Ha - another chap with an "oddments draw!" Thats where I keep all my single tunes that don't seem to match up with anything else - until I find partners for them. Then, when I find a match, I add the set into my abattoire (its like a repetoire but in my case its a place where good tunes go to be slaughtered!)


It's impossble to give you much help as you've not listed any of the actual tunes in your oddments draw. And, if you had, odds are that I wouldn't know them anyway. I can only give you general advice that you probably already!


Whilst you can put sets together of tunes in different time signatures - say a march going into a reel, its more usual to lump tunes together with the same time signatures. Having said that, much of the rest depends on what you want to achieve. It can be useful to change key from the first tune to the second, it can also be handy to ramp up the speed of the second one. Tunes will sit together nicely if they have similar tonal structures but you don't always want that "sameness". Much depends as well on where you are going to play them. If its for a local session then you need look no further than the tunes that they already lump together.

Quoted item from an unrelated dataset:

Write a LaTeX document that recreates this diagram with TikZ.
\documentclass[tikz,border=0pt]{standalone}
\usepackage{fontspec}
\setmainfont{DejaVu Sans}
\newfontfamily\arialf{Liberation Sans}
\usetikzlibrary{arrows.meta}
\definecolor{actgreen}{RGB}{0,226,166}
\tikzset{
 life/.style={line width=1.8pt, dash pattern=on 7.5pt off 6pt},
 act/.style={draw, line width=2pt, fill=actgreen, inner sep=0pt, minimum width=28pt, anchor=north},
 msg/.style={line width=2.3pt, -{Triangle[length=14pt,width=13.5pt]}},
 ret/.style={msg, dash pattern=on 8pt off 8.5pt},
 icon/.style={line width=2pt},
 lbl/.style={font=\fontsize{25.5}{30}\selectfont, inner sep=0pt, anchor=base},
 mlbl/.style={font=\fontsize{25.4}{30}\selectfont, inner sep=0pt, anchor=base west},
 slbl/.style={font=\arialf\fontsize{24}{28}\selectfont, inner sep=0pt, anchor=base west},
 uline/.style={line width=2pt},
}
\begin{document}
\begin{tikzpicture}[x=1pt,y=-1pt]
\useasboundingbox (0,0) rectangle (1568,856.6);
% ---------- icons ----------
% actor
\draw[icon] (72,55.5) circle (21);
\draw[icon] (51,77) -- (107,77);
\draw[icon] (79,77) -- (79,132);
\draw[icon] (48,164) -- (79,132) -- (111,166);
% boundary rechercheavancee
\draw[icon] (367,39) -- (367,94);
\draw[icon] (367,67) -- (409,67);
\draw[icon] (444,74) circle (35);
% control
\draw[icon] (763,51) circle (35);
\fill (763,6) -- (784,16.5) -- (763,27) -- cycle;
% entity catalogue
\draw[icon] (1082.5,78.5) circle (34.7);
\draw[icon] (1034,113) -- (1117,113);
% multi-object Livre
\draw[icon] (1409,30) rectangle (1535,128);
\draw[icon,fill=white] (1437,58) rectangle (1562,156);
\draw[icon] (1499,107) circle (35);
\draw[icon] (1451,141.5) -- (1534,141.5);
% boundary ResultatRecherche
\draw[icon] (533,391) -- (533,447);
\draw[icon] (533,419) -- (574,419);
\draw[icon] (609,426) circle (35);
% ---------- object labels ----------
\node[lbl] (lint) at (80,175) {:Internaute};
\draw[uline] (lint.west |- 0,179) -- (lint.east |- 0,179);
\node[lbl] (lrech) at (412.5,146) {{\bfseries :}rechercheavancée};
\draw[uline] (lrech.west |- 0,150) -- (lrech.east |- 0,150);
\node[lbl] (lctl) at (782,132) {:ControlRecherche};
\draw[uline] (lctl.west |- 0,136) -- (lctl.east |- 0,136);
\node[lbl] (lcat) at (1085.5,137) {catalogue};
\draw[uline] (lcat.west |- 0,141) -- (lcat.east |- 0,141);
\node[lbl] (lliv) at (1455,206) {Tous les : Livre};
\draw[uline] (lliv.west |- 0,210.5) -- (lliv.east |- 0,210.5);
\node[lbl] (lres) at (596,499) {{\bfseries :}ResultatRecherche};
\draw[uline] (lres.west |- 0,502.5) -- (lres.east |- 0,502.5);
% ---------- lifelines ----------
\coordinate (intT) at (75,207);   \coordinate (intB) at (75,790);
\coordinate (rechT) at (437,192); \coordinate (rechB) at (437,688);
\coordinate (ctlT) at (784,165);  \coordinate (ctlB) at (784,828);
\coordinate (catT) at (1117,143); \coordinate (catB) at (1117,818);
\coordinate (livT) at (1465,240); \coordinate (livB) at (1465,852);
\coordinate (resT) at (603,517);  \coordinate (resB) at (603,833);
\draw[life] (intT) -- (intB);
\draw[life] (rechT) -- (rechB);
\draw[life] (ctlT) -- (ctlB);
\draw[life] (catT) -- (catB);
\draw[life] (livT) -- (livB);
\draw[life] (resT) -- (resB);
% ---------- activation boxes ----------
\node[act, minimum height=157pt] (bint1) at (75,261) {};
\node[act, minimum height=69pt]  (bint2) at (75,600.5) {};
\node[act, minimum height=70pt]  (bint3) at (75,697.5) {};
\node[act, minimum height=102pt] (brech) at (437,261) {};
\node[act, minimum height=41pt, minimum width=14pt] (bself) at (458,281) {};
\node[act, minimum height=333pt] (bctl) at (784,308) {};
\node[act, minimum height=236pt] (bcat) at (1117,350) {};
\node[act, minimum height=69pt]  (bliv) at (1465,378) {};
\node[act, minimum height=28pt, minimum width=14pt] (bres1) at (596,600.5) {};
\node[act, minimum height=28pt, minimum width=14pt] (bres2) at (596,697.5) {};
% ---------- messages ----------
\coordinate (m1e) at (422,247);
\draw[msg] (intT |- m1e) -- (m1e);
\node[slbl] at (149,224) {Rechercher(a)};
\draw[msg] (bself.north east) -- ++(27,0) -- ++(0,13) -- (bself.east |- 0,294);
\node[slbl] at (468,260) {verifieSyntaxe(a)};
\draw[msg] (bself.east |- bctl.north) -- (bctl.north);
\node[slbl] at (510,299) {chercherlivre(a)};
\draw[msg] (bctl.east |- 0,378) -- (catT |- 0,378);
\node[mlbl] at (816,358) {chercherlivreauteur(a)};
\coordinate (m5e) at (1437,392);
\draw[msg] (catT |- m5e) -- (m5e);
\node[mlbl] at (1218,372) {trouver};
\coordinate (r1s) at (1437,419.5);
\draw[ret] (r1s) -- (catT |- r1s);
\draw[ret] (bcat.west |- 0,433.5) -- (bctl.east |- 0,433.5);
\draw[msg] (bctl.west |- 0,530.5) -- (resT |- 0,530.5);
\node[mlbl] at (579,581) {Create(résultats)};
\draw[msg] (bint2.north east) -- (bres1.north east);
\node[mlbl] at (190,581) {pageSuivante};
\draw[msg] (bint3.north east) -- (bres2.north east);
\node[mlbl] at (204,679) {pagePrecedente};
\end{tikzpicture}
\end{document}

See if you can find other peoples versions of sets that contain some or all of the tunes you already know. You may find some pearls that you want to learn to match them up with your existing "stock". Other than that, just experiment. If you listen to your "output", you can soon determine if things are working or not.


I hope thats helped!





Thanks Mc G, I'll check it out.  Although I don't read music, at least I'll have a list of tunes which I can learn.  Sounds like a good place to start anyway!

Hi Mike,

thanks for that.  Yes I have a bit of an oddments drawer alright.  As I'm just learning the fiddle I was just looking for some fairly well known sets to start out with, even if they have become a bit of a cliche to the more experienced players!  I like your abattoire idea!  Nice one!


Paul. If you dont read music and want the ABC's check out www.tunepal.org Great resource for getting a few versions of tunes and also created by Dubliner Bryan Duggan.

Just had a look Tony, excellent site, thanks.


Although I am not good at remembering tunes names, I really thinks it lifts a set if you end on a bm tune or F#m or something like that, those keys have a kind of uplifting crank factor to them:)

Thanks Brid, sounds great.  I'll look into that too.


Well, after a bit of research I found this link which leads to a very nice tune book.  Some familiar names and some new ones for me in there http://members.cox.net/eskin/tunebook.html.


Cheers Ben, that's good advice. It seems there are as many combinations of tunes as there are sessions!  Will check out the local scene and see what they are up to.  I won't be learning the dots direct from the book but will probably seek them out on the web via tunepal, or youtube to hear how they sound.  From there I will learn them by ear.